The stadium is jam-packed with events even after June. "Swallows Ladies Day" is an especially fun event for the ladies wherein they can receive team uniforms, which would make great souvenirs from Japan!
From July 20 to September 2, fireworks will be displayed during games! More than anything else, fireworks evoke summer in Japan. They render an awesome power that almost makes the body tremble and moves the heart when seen up close. Watching baseball games at Jingu Stadium is beloved by so many because it's a lot of fun no matter when they come, or how often they visit.
Buying Advance Tickets Online
Aside from getting them at the stadium itself, game tickets may also be purchased online. The website conveniently has an English-language version, so you can easily buy tickets ahead of (or during) your visit to Tokyo. Buying advance tickets is highly recommended, so entry into the stadium is easier.
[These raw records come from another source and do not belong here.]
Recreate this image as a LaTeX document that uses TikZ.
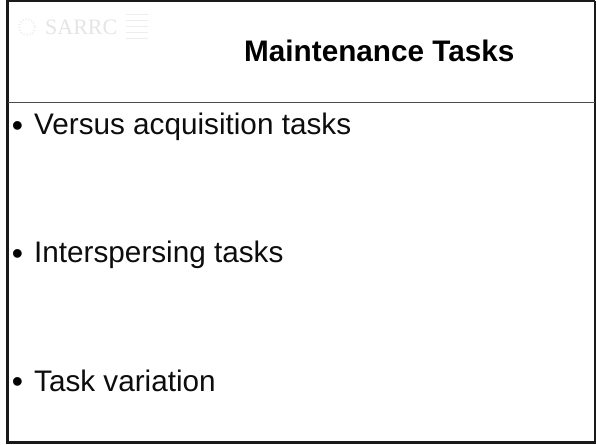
\documentclass[tikz,border=0pt]{standalone}
\usepackage{fontspec}
\setmainfont{Liberation Sans}
\newfontfamily\logofont{Liberation Serif}
\tikzset{
  bodytext/.style={anchor=base west,inner sep=0pt,font=\fontsize{29.7}{34}\selectfont,text=black!95},
  bullettext/.style={anchor=base west,inner sep=0pt,font=\fontsize{32}{34}\selectfont,text=black},
  titletext/.style={anchor=base west,inner sep=0pt,font=\fontsize{29.7}{34}\selectfont\bfseries,text=black},
  logotext/.style={anchor=base west,inner sep=0pt,font=\fontsize{22}{26}\logofont,text=black!10},
  logomark/.style={black!7,line width=1pt},
  frameline/.style={line width=#1,black!90,line cap=butt}
}
\begin{document}
\begin{tikzpicture}[x=1pt,y=-1pt]
\useasboundingbox (0,0) rectangle (596,444);
\fill[white] (0,0) rectangle (596,444);
\coordinate (tl) at (7.5,1);
\coordinate (tr) at (595,1);
\coordinate (bl) at (7.5,442.5);
\coordinate (br) at (595,442.5);
\coordinate (ml) at (7.5,102.5);
\coordinate (mr) at (595,102.5);
\draw[frameline=2pt] (6,1) -- (tr);
\draw[frameline=1.6pt] (tr) -- (595,444);
\draw[frameline=3pt] (tl) -- (bl);
\draw[frameline=3pt] (6,442.5) -- (596,442.5);
\draw[line width=1.2pt,black!70] (ml) -- (mr);
% faint logo
\draw[logomark,dotted,line width=2pt] (27,27) circle (8);
\foreach \yy in {15,21,27,33,39} \draw[logomark] (126,\yy) -- (148,\yy);
\node[logotext] (logo) at (45,35) {SARRC};
\node[titletext] (title) at (244,61) {Maintenance Tasks};
\node[bullettext] (b1) at (11.7,136) {•};
\node[bodytext] (t1) at (34,134.5) {Versus acquisition tasks};
\node[bullettext] (b2) at (11.7,264) {•};
\node[bodytext] (t2) at (34,262.7) {Interspersing tasks};
\node[bullettext] (b3) at (11.7,392) {•};
\node[bodytext] (t3) at (34,391) {Task variation};
\end{tikzpicture}
\end{document}
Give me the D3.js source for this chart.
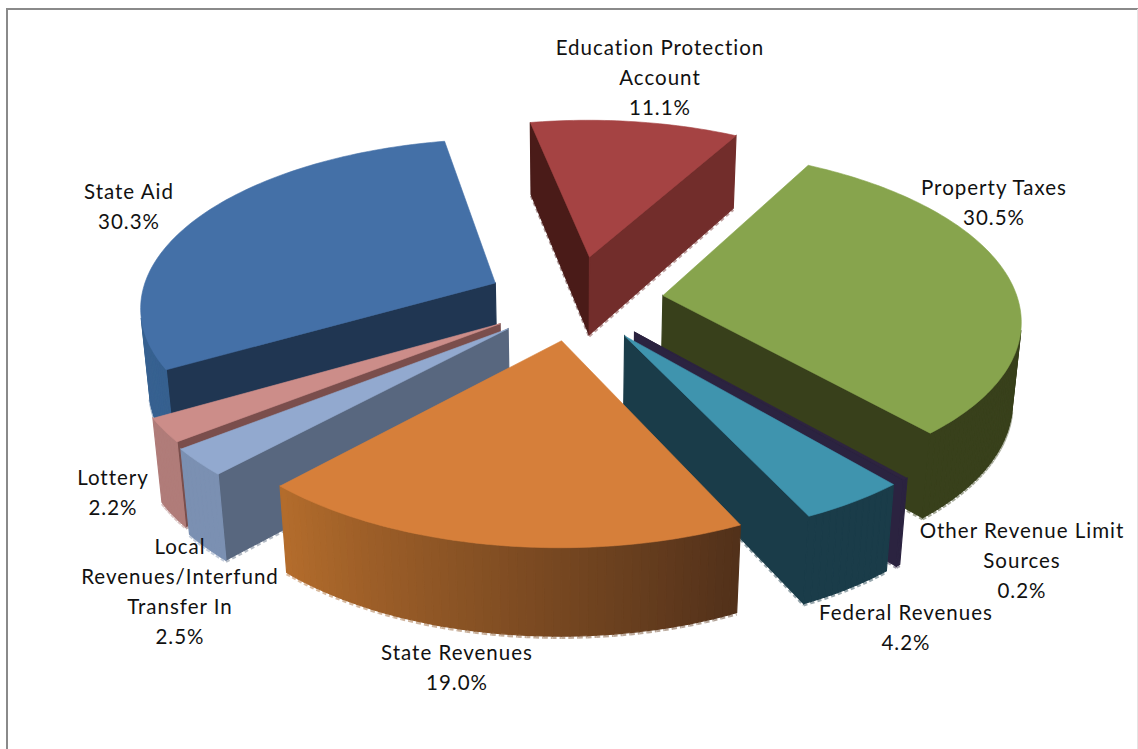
<!DOCTYPE html>
<html>
<head>
<meta charset="utf-8">
<title>Revenue sources</title>
<script src="https://cdnjs.cloudflare.com/ajax/libs/d3/7.8.5/d3.min.js"></script>
<style>
  html, body { margin: 0; padding: 0; background: #fff; }
  svg { display: block; }
  text { font-family: Lato, "Open Sans", sans-serif; font-size: 20.5px; fill: #111; letter-spacing: 1px; }
</style>
</head>
<body>
<svg id="chart" width="1138" height="749"></svg>
<script>
// Revenue shares, clockwise from the top of the pie
const categories = [
  "Education Protection Account",
  "Property Taxes",
  "Other Revenue Limit Sources",
  "Federal Revenues",
  "State Revenues",
  "Local Revenues/Interfund Transfer In",
  "Lottery",
  "State Aid"
];
const shares = [11.1, 30.5, 0.2, 4.2, 19.0, 2.5, 2.2, 30.3];

// Category names broken over the lines used in the labels
const labelLines = [
  ["Education Protection", "Account"],
  ["Property Taxes"],
  ["Other Revenue Limit", "Sources"],
  ["Federal Revenues"],
  ["State Revenues"],
  ["Local", "Revenues/Interfund", "Transfer In"],
  ["Lottery"],
  ["State Aid"]
];

// Centre of the first label line for each slice
const labelAnchors = [
  [660, 48], [994, 188], [1022, 531], [906, 613],
  [457, 653], [180, 547], [113, 478], [129, 192]
];

// Outward pull of each slice, and its radius relative to the pie
const explode = [0.27, 0.25, 0.25, 0.25, 0.24, 0.25, 0.25, 0.25];
const radiusScale = [0.985, 1, 1, 1, 1.012, 1.03, 1.02, 1];

// Slice faces: top surface, start cut, end cut, rim at start angle, rim at end angle
const topColors   = ["#A54343", "#87A44D", "#2E2440", "#3F94AE", "#D67F3A", "#92A9CF", "#CC8D89", "#4470A7"];
const startColors = ["#4A1B18", "#38401B", "#2B2340", "#1A3C49", "#52311A", "#58677F", "#7A4E4C", "#203652"];
const endColors   = ["#722D2B", "#38401B", "#2B2340", "#1A3C49", "#B36C2C", "#7B90B2", "#B07C79", "#3B6698"];
const rimFrom     = ["#722D2B", "#38401B", "#2B2340", "#1A3C49", "#52311A", "#7B90B2", "#B07C79", "#36608F"];
const rimTo       = ["#722D2B", "#38401B", "#2B2340", "#1A3C49", "#B36C2C", "#7B90B2", "#B07C79", "#3D6A9E"];

// Painter's order, far slices first
const paintOrder = [0, 7, 1, 6, 2, 5, 3, 4];

const svg = d3.select("#chart");

// Chart frame: left and top rules, faint rule on the right
svg.append("path").attr("d", "M7 749V9H1138").attr("fill", "none").attr("stroke", "#8a8a8a").attr("stroke-width", 2);
svg.append("path").attr("d", "M1137.5 9V749").attr("fill", "none").attr("stroke", "#e4e4e4");

// Tilted perspective view of the pie plane; z = 0 is the top surface, z = 1 the base
const view = { cx: 575, cy: 300, sx: 355, sy: 166.6, persp: 0.128, sink: 0.02, height: 81 };
function project(X, Y, z) {
  const d = 1 - view.persp * Y + view.sink * z;
  return [view.cx + view.sx * X / d, view.cy + (view.sy * Y + view.height * z) / d];
}

const pie = d3.pie().sort(null).value(d => d)
  .startAngle(-11 * Math.PI / 180)
  .endAngle((360 - 11) * Math.PI / 180);
const arcs = pie(shares);

const closed = d3.line().curve(d3.curveLinearClosed);
const open = d3.line();

paintOrder.forEach(i => {
  const a = arcs[i];
  const mid = (a.startAngle + a.endAngle) / 2;
  const ox = explode[i] * Math.sin(mid), oy = -explode[i] * Math.cos(mid);
  const r = radiusScale[i];
  const rimAt = (t, z) => project(ox + r * Math.sin(t), oy - r * Math.cos(t), z);
  const apex = z => project(ox, oy, z);

  const steps = Math.max(2, Math.ceil((a.endAngle - a.startAngle) / (1.2 * Math.PI / 180)));
  const angles = d3.range(steps + 1).map(k => a.startAngle + (a.endAngle - a.startAngle) * k / steps);
  const rimColor = d3.interpolateRgb(rimFrom[i], rimTo[i]);

  const faces = [
    { p: apex, q: z => rimAt(a.startAngle, z), fill: startColors[i] },
    { p: z => rimAt(a.endAngle, z), q: apex, fill: endColors[i] }
  ];
  d3.range(steps).forEach(k => faces.push({
    p: z => rimAt(angles[k], z),
    q: z => rimAt(angles[k + 1], z),
    fill: rimColor(k / (steps - 1 || 1))
  }));

  // Keep only faces turned towards the viewer
  const visible = faces
    .map(f => ({ ...f, poly: [f.p(0), f.q(0), f.q(1), f.p(1)] }))
    .filter(f => d3.polygonArea(f.poly) > 0);

  const g = svg.append("g").attr("class", "slice").datum(categories[i]);

  // Pale broken fringe along the base of the slab
  g.selectAll("path.fringe").data(visible).join("path")
    .attr("class", "fringe")
    .attr("d", f => open([f.poly[2], f.poly[3]]))
    .attr("fill", "none")
    .attr("stroke", f => d3.interpolateRgb(f.fill, "#fff")(0.55))
    .attr("stroke-width", 2.5)
    .attr("stroke-dasharray", "4 3")
    .attr("transform", "translate(0,1.6)");

  g.selectAll("path.face").data(visible).join("path")
    .attr("class", "face")
    .attr("d", f => closed(f.poly))
    .attr("fill", f => f.fill)
    .attr("stroke", f => f.fill)
    .attr("stroke-width", 1.2);

  const outline = [apex(0), ...angles.map(t => rimAt(t, 0))];
  g.append("path")
    .attr("class", "top")
    .attr("d", closed(outline))
    .attr("fill", topColors[i])
    .attr("stroke", topColors[i])
    .attr("stroke-width", 0.6);
});

// Two-part labels: category lines, then the share
const pct = d3.format(".1%");
const lineStep = 30;
labelLines.forEach((lines, i) => {
  const [x, y] = labelAnchors[i];
  const all = [...lines, pct(shares[i] / 100)];
  svg.append("text")
    .attr("text-anchor", "middle")
    .selectAll("tspan").data(all).join("tspan")
    .attr("x", x)
    .attr("y", (d, k) => y + k * lineStep)
    .attr("dy", "0.35em")
    .text(d => d);
});
</script>
</body>
</html>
So, what do you think of the magic and appeal of watching Japanese professional baseball? Games with a powerful impact, passionate cheering, delicious food and drink, various events... Experiencing a Japanese baseball game packed with fun and excitement is one of the best forms of entertainment! It will surely form an unforgettable memory of your trip to Japan, so be sure to add a game at Jingu Stadium to your Tokyo bucket list!
*Prices and options mentioned are subject to change.
*Unless stated otherwise, all prices include tax.